Interestingly, one of the lengthiest responses didn’t deal with Wahoo at all, but rather with my introduction to the topic when I pointed out that as an eighth-grader I delivered The News-Herald to a number of families in North Willoughby who lived on streets with Indian names.
I noted that, at that time, the newspaper was published only on Tuesday and Friday. That prompted Bill Behnke to send a lengthy email about serving in the U.S. Navy at the time and getting mail only once every six months.
Since he received a half-year’s supply of News-Heralds at a time, he was somewhat pleased that the paper had not yet begun to publish daily.
He was caring enough of his shipmates’ hunger for news that he shared the papers with them. One of the first he opened bore the headline, “No Garbage Collection Thursday.”
Bill said he took some good-natured ribbing from the crew, but regretted not saving that issue.
Trivia question: Name two people whose 90th birthday parties the lady of the house and I attended over the past few weeks.
Why, they were those of Bill Behnke and Bob Meil.
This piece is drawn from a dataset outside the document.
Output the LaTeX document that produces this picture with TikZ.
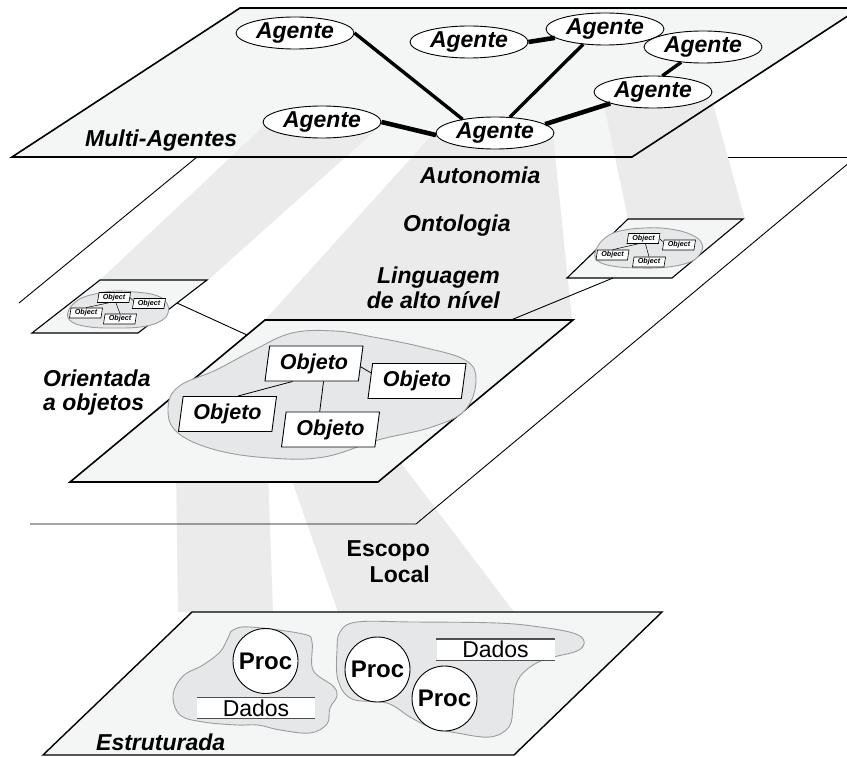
\documentclass[tikz,border=0pt]{standalone}
\usepackage{fontspec}
\setmainfont{Liberation Sans}
\newfontfamily\labfont{Liberation Sans}
\usetikzlibrary{shapes.geometric}

\definecolor{planefill}{HTML}{F4F5F5}
\definecolor{beamgray}{HTML}{EBEBEB}
\definecolor{cloudfill}{HTML}{E6E7E8}
\definecolor{cloudline}{HTML}{9C9C9C}
\definecolor{barline}{HTML}{505050}

\tikzset{
  plane/.style={fill=planefill, draw=black, line width=1.6pt, line join=miter},
  smallplane/.style={fill=planefill, draw=black, line width=1.1pt},
  planefillonly/.style={fill=planefill, draw=none},
  beam/.style={fill=beamgray, draw=none},
  frame/.style={draw=black, line width=0.9pt},
  zoomline/.style={draw=black, line width=0.9pt},
  agent/.style={ellipse, draw=black, line width=0.9pt, fill=white,
    minimum width=118pt, minimum height=32pt, inner sep=0pt,
    font=\labfont\bfseries\itshape\fontsize{23}{26}\selectfont},
  link/.style={line width=3.4pt},
  heavylink/.style={line width=4.6pt},
  cloudshape/.style={fill=cloudfill, draw=cloudline, line width=0.9pt},
  objbox/.style={trapezium, trapezium left angle=77, trapezium right angle=103,
    trapezium stretches body=true, draw=black, line width=0.9pt, fill=white,
    minimum height=35pt, minimum width=98pt, inner sep=0pt,
    font=\labfont\bfseries\itshape\fontsize{21.5}{24}\selectfont},
  tinybox/.style={trapezium, trapezium left angle=77, trapezium right angle=103,
    trapezium stretches body=true, draw=black, line width=0.6pt, fill=white,
    minimum height=10pt, minimum width=33pt, inner sep=0pt,
    font=\labfont\bfseries\itshape\fontsize{7.2}{8}\selectfont},
  tinylink/.style={line width=0.5pt},
  objlink/.style={line width=0.8pt},
  proc/.style={circle, draw=black, line width=0.9pt, fill=white,
    minimum size=65pt, inner sep=0pt,
    font=\labfont\bfseries\fontsize{24}{26}\selectfont},
  dados/.style={rectangle, fill=white, draw=none, minimum width=118pt,
    minimum height=21pt, inner sep=0pt,
    font=\labfont\fontsize{23}{26}\selectfont},
  bar/.style={draw=barline, line width=1.4pt},
  lab/.style={inner sep=0pt, font=\labfont\bfseries\itshape\fontsize{23}{25}\selectfont},
  uprightlab/.style={inner sep=0pt, font=\labfont\bfseries\fontsize{23}{26}\selectfont}
}

\begin{document}
\begin{tikzpicture}[x=1pt, y=-1pt]
\useasboundingbox (0,0) rectangle (847,757);
\clip (0,0) rectangle (847,757);
\fill[white] (0,0) rectangle (847,757);

% far edge of the large object-level plane (partly hidden by the beams)
\draw[frame] (632,157) -- (870,157);

% agent plane, fill only
\fill[planefillonly] (12,157) -- (632,157) -- (860,8) -- (240,8) -- cycle;

% projection beams between levels
\fill[beam] (265,125) -- (378,128) -- (208,280) -- (100,280) -- cycle;
\fill[beam] (432,135) -- (553,135) -- (572,320) -- (265,320) -- cycle;
\fill[beam] (603,100) -- (712,100) -- (745,219) -- (628,219) -- cycle;
\fill[beam] (176,470) -- (268,470) -- (273,612) -- (178,612) -- cycle;
\fill[beam] (283,455) -- (395,455) -- (514,612) -- (338,612) -- cycle;

% agent plane outline
\draw[plane, fill=none] (12,157) -- (632,157) -- (860,8) -- (240,8) -- cycle;

% remaining edges of the large object-level plane
\draw[frame] (197,157) -- (19,303);
\draw[frame] (30,524) -- (416,524) -- (862,152);

% small object planes
\draw[smallplane] (100,280) -- (207,280) -- (138,333) -- (32,333) -- cycle;
\draw[cloudshape] plot[smooth cycle, tension=0.7] coordinates {
  (68,312) (78,300) (95,294) (115,291) (135,292) (155,295) (166,302)
  (168,313) (159,322) (140,327) (115,328) (90,327) (72,322)};
\node[tinybox] (lt) at (114,297.5) {Object};
\node[tinybox] (lr) at (149,303.5) {Object};
\node[tinybox] (ll) at (86,313) {Object};
\node[tinybox] (lb) at (120,319) {Object};
\draw[tinylink] (lt.south west) -- (ll.north);
\draw[tinylink] (lt.290) -- (lb.north);
\draw[tinylink] (lt.east) -- (lr.170);

\draw[smallplane] (628,219) -- (743,219) -- (672,278) -- (567,278) -- cycle;
\draw[cloudshape] plot[smooth cycle, tension=0.7] coordinates {
  (596,250) (605,238) (620,231) (645,228) (670,229) (692,235) (702,244)
  (700,254) (690,262) (668,267) (640,268) (612,266) (597,260)};
\node[tinybox] (rt) at (643.5,238.5) {Object};
\node[tinybox] (rr) at (679,245) {Object};
\node[tinybox] (rl) at (612.5,255) {Object};
\node[tinybox] (rb) at (649,262) {Object};
\draw[tinylink] (rt.south west) -- (rl.north);
\draw[tinylink] (rt.290) -- (rb.north);
\draw[tinylink] (rt.east) -- (rr.170);

% object plane
\draw[plane] (265,320) -- (573,320) -- (378,482) -- (70,482) -- cycle;
\draw[cloudshape] plot[smooth cycle, tension=0.65] coordinates {
  (168,410) (178,387) (216,370) (254,350) (292,333) (335,331) (373,337)
  (422,347) (465,360) (476,380) (465,410) (432,427) (378,440) (324,457)
  (270,458) (216,450) (178,433)};
\node[objbox] (o1) at (314,363.5) {Objeto};
\node[objbox] (o2) at (417,381) {Objeto};
\node[objbox] (o3) at (227.5,414) {Objeto};
\node[objbox] (o4) at (330.5,429.5) {Objeto};
\draw[objlink] (o1.220) -- (o3.60);
\draw[objlink] (o1.298) -- (o4.121);
\draw[objlink] (o1.-4) -- (o2.170);

% lines tying the small planes to the object plane
\coordinate (lsmall) at (177,303);
\coordinate (lmid) at (247,335);
\coordinate (rsmall) at (613,278);
\coordinate (rmid) at (511,320);
\draw[zoomline] (lsmall) -- (lmid);
\draw[zoomline] (rsmall) -- (rmid);

% structured plane
\draw[plane, line width=1.4pt] (192,612) -- (662,612) -- (514,755) -- (43,755) -- cycle;
\draw[cloudshape] plot[smooth cycle, tension=0.6] coordinates {
  (228,638) (233,630) (250,627) (303,634) (312,642) (313,670) (333,686)
  (337,696) (330,708) (327,724) (310,733) (280,730) (258,725) (237,725)
  (203,722) (180,715) (173,695) (183,676) (203,665) (220,652)};
\draw[cloudshape] plot[smooth cycle, tension=0.6] coordinates {
  (340,632) (357,622) (413,622) (497,623) (540,627) (573,633) (584,641)
  (577,651) (543,660) (523,673) (515,688) (513,707) (509,727) (490,737)
  (457,733) (430,727) (410,717) (387,703) (352,699) (338,680) (337,650)};
\node[proc] (p1) at (265.5,661) {Proc};
\node[proc] (p2) at (377.5,669.5) {Proc};
\node[proc] (p3) at (444.5,698.5) {Proc};
\node[dados] (d1) at (256,708) {Dados};
\node[dados] (d2) at (495.5,649.5) {Dados};
\draw[bar] (d1.north west) -- (d1.north east);
\draw[bar] (d1.south west) -- (d1.south east);
\draw[bar] (d2.north west) -- (d2.north east);
\draw[bar] (d2.south west) -- (d2.south east);

% agents and their links
\node[agent] (a1) at (295,33) {Agente};
\node[agent] (a2) at (469,42) {Agente};
\node[agent] (a3) at (605,29) {Agente};
\node[agent] (a4) at (703,47) {Agente};
\node[agent] (a5) at (653,92) {Agente};
\node[agent] (a6) at (322,122) {Agente};
\node[agent] (a7) at (495,133) {Agente};
\draw[link] (a1.east) -- (a7.157);
\draw[heavylink] (a2.east) -- (a3.190);
\draw[link] (a3.215) -- (a7.47);
\draw[link] (a4.215) -- (a5.60);
\draw[heavylink] (a5.195) -- (a7.10);
\draw[heavylink] (a6.east) -- (a7.182);

% level labels
\node[lab, anchor=base west] (lma) at (85,147) {Multi-Agentes};
\node[lab, anchor=base west] (lau) at (420,184) {Autonomia};
\node[lab, anchor=base west] (lon) at (403,232) {Ontologia};
\node[lab, anchor=north east, align=right] (lli) at (500,266.5) {Linguagem\\de alto nível};
\node[lab, anchor=north west, align=left, font=\labfont\bfseries\itshape\fontsize{23}{24}\selectfont] (lor) at (43,370) {Orientada\\a objetos};
\node[uprightlab, anchor=north east, align=right] (les) at (430,540.5) {Escopo\\Local};
\node[lab, anchor=base west] (lst) at (96,750) {Estruturada};
\end{tikzpicture}
\end{document}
But I digress.
The other thing I must tell you about today is in regard to Ted Diadiun. I hired Ted as a sportswriter at The News-Herald a generation or so ago. We share several things in common. Here are a few:
We have played poker in my dining room into the wee hours. We both love baseball. We were both inducted into the Press Club of Cleveland’s Hall of Fame on the same evening a couple of years ago. And we both write Sunday columns – his in the Cleveland Plain Dealer and mine, of course, which you are now reading.
His last two columns were so good that I was going to call and tell him so. But I often don’t get around to doing what I plan to do.
Two weeks ago he wrote that journalism contests are a joke and should be shunned by serious newspaper people. I thoroughly agree.
Last week he spoke of the right of readers to speak out on topics that interest them, but he alluded to people who don’t sign their messages as morons.
He may not have used the word “morons,” but I’m using it here.
Which brings us to the present tense. A couple of weeks ago I wrote about Dick Swain, a good friend who had been the judge of Mentor Municipal Court for many years and who died rather suddenly.
I received a lot of very nice compliments about the column – from mutual friends, fellow Gyro Club members and countless community leaders, not to mention words of appreciation from his widow, Susan.
Well, didn’t I get a nasty letter (through the U.S. Mail) from someone who wrote, “Shame on you for your editorial about Dick Swain.”
(Journalism Lesson No. 1: It wasn’t an editorial. It was a column. There is a large difference.)
The writer chastised me for not mentioning his first wife, Sandy, and his children. Well, I was not attempting to write a biography of an old friend. I was merely trying to recall a few highlights in a life well-lived. If I wanted to write everything I knew about Dick it would have taken pages and pages.
So to anyone who thought I wasn’t all-inclusive enough, I apologize.
But guess what? The letter wasn’t signed. It wasn’t written by someone who was proud to attach his name to his thoughts. It was written by a gutless wonder.
And do you know what I think of gutless wonders? The same thing Ted thinks of them.
I may have a strong opinion about such lugs, but I never get mad at them. I have more important things to get mad about.